Mitt Romney may have gotten the most votes in that New Hampshire primary yesterday. But the award for best party of the night went to the second place finisher, Texas Congressman Ron Paul, NPR radio hosts opined on Jan. 11. His fervent supporters chanted and sang into the early hours of the morning, showing the kind of passion that propelled Ron Paul to the best night in his career to date.
And Jan. 10 really was the best night of his career as a repeated presidential candidate. No other candidate looked poised to come from behind and overtake Paul as the Mitt Romney alternative: Newt Gingrich and Rick Santorum had such weak showings--each got 9.4 percent of the vote--that they looked ill-positioned to steal his thunder, and the only other person with enough votes to matter was the lowly Jon Hunstman.
By winning 22.9 percent of the vote to Romney's 39.3 percent, Paul (who was coming off a respectable 21 percent finish in Iowa's GOP caucus) had announced that he was a viable contender that could not be counted out of future primary calculations.
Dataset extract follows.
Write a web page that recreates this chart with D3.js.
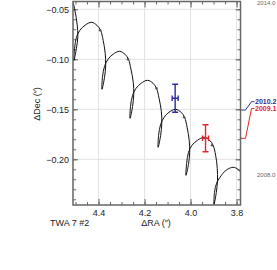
<!DOCTYPE html>
<meta charset="utf-8">
<html>
<style>
  body { margin: 0; background: #fff; }
  .tick-label { font-family: "Liberation Sans", Arial, sans-serif; font-size: 9px; fill: #222; }
  .title { font-family: "Liberation Sans", Arial, sans-serif; font-size: 9px; fill: #222; }
  .epoch { font-family: "Liberation Sans", Arial, sans-serif; font-size: 6px; fill: #666; }
</style>
<body>
<svg width="277" height="270"></svg>
<script src="https://d3js.org/d3.v7.min.js"></script>
<script>

// orbit track (delta RA, delta Dec in arcsec)
var trackRA = [4.528, 4.513, 4.502, 4.493, 4.490, 4.496, 4.507,
  4.504, 4.496, 4.481, 4.459, 4.430, 4.407, 4.391, 4.380, 4.371, 4.369, 4.374, 4.385,
  4.383, 4.374, 4.359, 4.337, 4.309, 4.285, 4.270, 4.259, 4.249, 4.247, 4.252, 4.263,
  4.261, 4.252, 4.237, 4.215, 4.187, 4.163, 4.148, 4.137, 4.127, 4.125, 4.130, 4.141,
  4.139, 4.130, 4.115, 4.094, 4.065, 4.041, 4.026, 4.015, 4.006, 4.004, 4.009, 4.020,
  4.017, 4.009, 3.994, 3.970, 3.941, 3.917, 3.902, 3.891, 3.884, 3.883, 3.888, 3.898,
  3.896, 3.887, 3.872, 3.846, 3.815, 3.794, 3.778, 3.767, 3.759, 3.757];
var trackDec = [-0.037, -0.042, -0.052, -0.065, -0.077, -0.089, -0.101,
  -0.089, -0.078, -0.071, -0.066, -0.063, -0.066, -0.071, -0.081, -0.094, -0.106, -0.118, -0.130,
  -0.118, -0.107, -0.100, -0.095, -0.092, -0.095, -0.100, -0.110, -0.123, -0.135, -0.147, -0.159,
  -0.147, -0.136, -0.129, -0.124, -0.121, -0.124, -0.129, -0.139, -0.152, -0.164, -0.176, -0.188,
  -0.176, -0.165, -0.158, -0.153, -0.150, -0.153, -0.158, -0.168, -0.181, -0.193, -0.205, -0.216,
  -0.204, -0.193, -0.186, -0.181, -0.178, -0.181, -0.186, -0.196, -0.209, -0.221, -0.233, -0.245,
  -0.233, -0.224, -0.218, -0.211, -0.208, -0.210, -0.215, -0.224, -0.237, -0.249];

// yearly marks on the track
var markRA = [4.393, 4.272, 4.148, 4.028, 3.907];
var markDec = [-0.071, -0.100, -0.129, -0.158, -0.186];

// measurements
var obsEpoch = [2010.2, 2009.1];
var obsRA = [4.067, 3.935];
var obsRAErr = [0.013, 0.013];
var obsDec = [-0.139, -0.179];
var obsDecErr = [0.014, 0.0135];
var obsColor = ["#2b2b9e", "#e3262b"];
var obsLabelY = [104, 110.8];

var xTicks = [4.4, 4.2, 4.0, 3.8];
var yTicks = [-0.05, -0.10, -0.15, -0.20];
var timeEnds = [2014.0, 2008.0];

var svg = d3.select("svg");
var pL = 73, pR = 240.5, pT = 1.5, pB = 205;

var x = d3.scaleLinear().domain([4.511, 3.783]).range([pL, pR]);
var y = d3.scaleLinear().domain([-0.2457, -0.0422]).range([pB, pT]);
var t = d3.scaleLinear().domain([2008, 2014]).range([166.6, 12.3]);

svg.append("defs").append("clipPath").attr("id", "plot")
  .append("rect").attr("x", pL).attr("y", pT)
  .attr("width", pR - pL).attr("height", pB - pT);

// grid
svg.append("g").selectAll("line").data(xTicks).enter().append("line")
  .attr("x1", function(d) { return x(d); }).attr("x2", function(d) { return x(d); })
  .attr("y1", pT).attr("y2", pB)
  .attr("stroke", "#e2e2e2").attr("stroke-width", 1);
svg.append("g").selectAll("line").data(yTicks).enter().append("line")
  .attr("y1", function(d) { return y(d); }).attr("y2", function(d) { return y(d); })
  .attr("x1", pL).attr("x2", pR)
  .attr("stroke", "#e2e2e2").attr("stroke-width", 1);

// axes, ticks inward on all four sides
var fmtX = d3.format(".1f");
var fmtY = function(d) { return d3.format(".2f")(d).replace("-", "\u2212"); };

var bottomAxis = d3.axisBottom(x).tickValues(xTicks).tickSize(-6).tickPadding(4.5).tickFormat(fmtX);
var topAxis = d3.axisTop(x).tickValues(xTicks).tickSize(-6).tickFormat("");
var leftAxis = d3.axisLeft(y).tickValues(yTicks).tickSize(-5).tickPadding(4).tickFormat(fmtY);
var rightAxis = d3.axisRight(y).tickValues(yTicks).tickSize(-5).tickFormat("");

var xMinor = d3.range(3.8, 4.51, 0.05).map(function(d) { return +d.toFixed(2); });
var yMinor = d3.range(-0.24, -0.04, 0.01).map(function(d) { return +d.toFixed(2); });

function styleAxis(g) {
  g.select(".domain").remove();
  g.selectAll(".tick line").attr("stroke", "#666").attr("stroke-width", 1);
  g.selectAll(".tick text").attr("class", "tick-label").attr("fill", null)
    .attr("font-size", null).attr("font-family", null);
  g.attr("font-size", null).attr("font-family", null);
}

svg.append("g").attr("transform", "translate(0," + pB + ")").call(bottomAxis).call(styleAxis);
svg.append("g").attr("transform", "translate(0," + pT + ")").call(topAxis).call(styleAxis);
svg.append("g").attr("transform", "translate(" + pL + ",0)").call(leftAxis).call(styleAxis);
svg.append("g").attr("transform", "translate(" + pR + ",0)").call(rightAxis).call(styleAxis);

svg.append("g").attr("transform", "translate(0," + pB + ")")
  .call(d3.axisBottom(x).tickValues(xMinor).tickSize(-3).tickFormat("")).call(styleAxis);
svg.append("g").attr("transform", "translate(0," + pT + ")")
  .call(d3.axisTop(x).tickValues(xMinor).tickSize(-3).tickFormat("")).call(styleAxis);
svg.append("g").attr("transform", "translate(" + pL + ",0)")
  .call(d3.axisLeft(y).tickValues(yMinor).tickSize(-3).tickFormat("")).call(styleAxis);
svg.append("g").attr("transform", "translate(" + pR + ",0)")
  .call(d3.axisRight(y).tickValues(yMinor).tickSize(-3).tickFormat("")).call(styleAxis);

// track
var track = trackRA.map(function(d, i) { return [d, trackDec[i]]; });
var line = d3.line()
  .x(function(d) { return x(d[0]); })
  .y(function(d) { return y(d[1]); })
  .curve(d3.curveCatmullRom);

var plot = svg.append("g").attr("clip-path", "url(#plot)");
plot.append("path").datum(track)
  .attr("d", line).attr("fill", "none")
  .attr("stroke", "#111").attr("stroke-width", 1);

plot.selectAll(".mark").data(markRA).enter().append("circle")
  .attr("class", "mark")
  .attr("cx", function(d) { return x(d); })
  .attr("cy", function(d, i) { return y(markDec[i]); })
  .attr("r", 1.2).attr("fill", "#555");

// measurements with error bars
var obs = svg.append("g").selectAll("g").data(obsRA).enter().append("g")
  .attr("stroke", function(d, i) { return obsColor[i]; })
  .attr("stroke-width", 1.4).attr("fill", "none");

obs.append("path").attr("d", function(d, i) {
  var cx = x(d), cy = y(obsDec[i]);
  var y0 = y(obsDec[i] + obsDecErr[i]), y1 = y(obsDec[i] - obsDecErr[i]);
  var x0 = x(d + obsRAErr[i]), x1 = x(d - obsRAErr[i]);
  return "M" + cx + "," + y0 + "V" + y1 +
    "M" + (cx - 3) + "," + y0 + "H" + (cx + 3) +
    "M" + (cx - 3) + "," + y1 + "H" + (cx + 3) +
    "M" + x0 + "," + cy + "H" + x1 +
    "M" + x0 + "," + (cy - 2.7) + "V" + (cy + 2.7) +
    "M" + x1 + "," + (cy - 2.7) + "V" + (cy + 2.7);
});

// epoch leaders on the right
obsEpoch.forEach(function(e, i) {
  var ty = t(e), ly = obsLabelY[i] - 2.3;
  svg.append("path")
    .attr("d", "M" + (pR + 0.5) + "," + ty + "H245.5L251.5," + ly + "H254.5")
    .attr("fill", "none").attr("stroke", obsColor[i]).attr("stroke-width", 1);
  svg.append("text").attr("x", 255).attr("y", obsLabelY[i])
    .attr("fill", obsColor[i])
    .style("font-family", "Liberation Sans, Arial, sans-serif")
    .style("font-size", "7px").style("font-weight", "bold")
    .text(e.toFixed(1));
});

svg.append("text").attr("class", "epoch").attr("x", 257).attr("y", t(timeEnds[0]) - 7.2).text(timeEnds[0].toFixed(1));
svg.append("text").attr("class", "epoch").attr("x", 257).attr("y", t(timeEnds[1]) + 10.6).text(timeEnds[1].toFixed(1));

// frame
svg.append("rect").attr("x", pL).attr("y", pT)
  .attr("width", pR - pL).attr("height", pB - pT)
  .attr("fill", "none").attr("stroke", "#666").attr("stroke-width", 1.5);

// titles
svg.append("text").attr("class", "title").attr("x", 156).attr("y", 226)
  .attr("text-anchor", "middle").text("\u0394RA (\u2033)");
svg.append("text").attr("class", "title")
  .attr("transform", "translate(40,104) rotate(-90)")
  .attr("text-anchor", "middle").text("\u0394Dec (\u2033)");
svg.append("text").attr("class", "title").attr("x", 50).attr("y", 226).text("TWA 7 #2");

</script>
</body>
</html>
But that was two weeks ago.
In the time since, Gingrich has become the new insurgent, jumping from the 9.4 percent tie for fourth he got in New Hampshire to a dominant first-place finish on Jan. 21 in South Carolina with 40.4 percent of voters choosing the former speaker of the U.S. House of Representatives. Second place went to Romney--27.8 percent--and bronze went to Rick Santorum--17.0 percent. Paul could only scrounge up a measly 13.0 percent fourth-place slot.
And almost immediately the inside-the-Beltway chatter about his rising star has since dropped off, turning instead to the ringing of death knells for the man who has earned a fiercely loyal following by being the most consistently independent thinker of the GOP candidates.
The Christian Science Monitor ran a provocative piece on Monday examining Paul's strategy of skipping Florida and other large states in favor of collecting delegates to promote his views to a larger audience. In the piece, they dissect Paul's plans, but they write his candidacy off as dead in an aside so casual it comes off as statement of a given fact, not an opinion with a viable counterargument:
And while no one expects Paul to surge past Romney or Gingrich for the nomination, it's certainly possible that he could win enough delegates to have more of a voice at the Republican convention, the paper wrote.
And even Paul seemed to endorse that idea in a speech he gave the night of the South Carolina primary after the results had been announced, according to the Monitor. He did not speak of capturing the White House with a 50-state strategy, or even of winning the presidency at all. Instead he focused on the piecemeal approach that may best allow him to disseminate his ideas:
In the beginning, I thought it would just be promotion of a cause. Then it dawned on me, when you win elections and you win delegates, that's the way you promote a cause, he said, according to the Monitor.
Paul was building on comments he made Sunday on CNN: It's the momentum that we want. ... And our goal is to get delegates. And we're going to be doing the states were they allocate by percentages as well as caucus states. So that's been our plan all along.
On Monday, the Associated Press published a story discussing whether or not Paul is opten to a run as a third-party candidate in the general election, seemingly writing off the concept that he could secure the GOP nod.
Ron Paul says he has no intention of running for president as a third-party candidate, though he's continuing to keep the door open a crack, the AP wrote, adding the following: But Paul says he doesn't have any plans to run outside the GOP and that he might even be able to endorse rival Newt Gingrich if he's the nominee.
But Ron Paul's 2012 campaign is not over yet, and the candidate has certainly not thrown the towel in yet, as he stated at Monday's Republican primary debate in Florida:
To say that there has only been three races and talk about not being electable, I think is a bit of a stretch, Paul told debate moderator Brian Williams.
And as recently as a Jan. 16 CNN/ORC poll, Paul was identified as a strong contender to beat Obama in a national election, if the two were to face off in November:
The CNN poll asked voters to vote in hypothetical match ups between all of the remaining Republican presidential candidates, including the Texas congressman, The State Column reported. In the head to head vote, Mr. Paul garners 46 percent compared to Mr. Obama's 48 percent. The difference of of two percentage points though is below the poll's three percentage point margin of error.
In other words, though Ron Paul's 2012 campaign has been ruled dead by many armchair pundits, he may have one of the strongest chances of beating Obama of any of the primary candidates. And that's far from irrelevant.